Thanks James! It’s a great feature that really makes the tour look native to the device. Time to upgrade that PDA! :0)
Chris,
Way to go…I see you resorted to a physical lock-out to the Home Screen. I’m doing a tour in NYC with 700 units and we’re in about the same boat.
S
Hey Scott,
Wow 700 units! That’s a lot. Can you share what it is you are working on?
Chris
Hi Chris,
Yes, fairly soon I hope. It’s a native iTouch app with some “fancy programming” that senses it’s coarse location using wi-fi in order to lock certain content out at a critical point in the tour.
S
Hello Chris,
I just wanted to say hello to an old friend of mine, Scott Guerin of “4274 Design”. Scot and I worked on the “Digital Exibition of the Ancient Olympic Games” at Ancient Olympia in Greece, a few years back. The Museum is now live and among other digital exibits it also contains a Digital Guide that works automatically sensing the location of the visitor. At that time we did not have iPods and had to use a Siemens PDA.
Currently, I am working for another Museum (of Ancient Greek Technology) and the iPod is the one we are thinking to use.
Thanks for the info published here. We hope to contribute something soon.
Best Regards
Dim
Dimitrios
Always great to get comments on my website. I’d love to know more about the location sensing on the PDA’s and how that worked. I’ve been in the process of drafting a post for the site around the idea of wayfinding in museum tours. Also, I’d love to hear an update once you are further along and launch your iPod tour. I’m assuming you are using iPod Touch devices?
Thanks for your comment!
I’d be curious if you ran into any cookie issues. It seems when launching the web page as an “app” (vs in Safari), the cookies aren’t persistent.

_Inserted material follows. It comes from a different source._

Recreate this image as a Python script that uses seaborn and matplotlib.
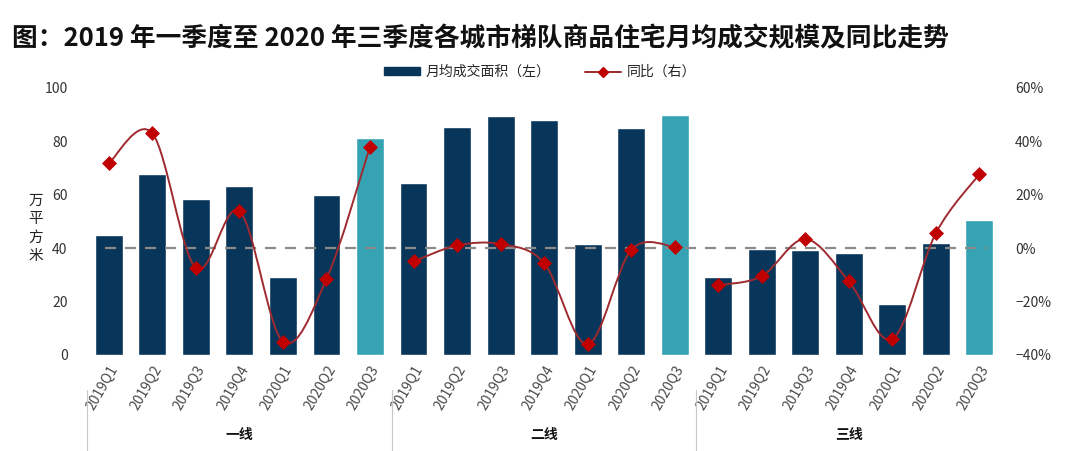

I’m currently authenticating to Google for some API usage, and when using the app in Safari it works fine. Bring it over to the “web app” and I need to log in each time. Not a huge deal, sure, but enough of a pain that I’m debating whether the extra few pixels are truly worth it.
Did you run into this? Any fixes you’ve found?
Thanks for your comment Nathan. The tour that I created for the San Jose Museum of Art is in essence a web app, however there is no logging in necessary. The user simply navigates to http://www.sjma.mobi and the tour shows up. I used no cookies in the creation of it so unfortunately I cannot answer your question of offer any advice. Were you able to figure it out? I’m sure others who read this post might be interested.
Does enybody have found a fix for cookie storing on a “full screen” web app?
It’s driving me crazy.
Have you tried posting this question on the iphonewebdev Google group. I’m sure someone there would have an answer.
http://groups.google.com/group/iphonewebdev
Great info. Thank you so much for sharing. Do you know if this works on the iPad?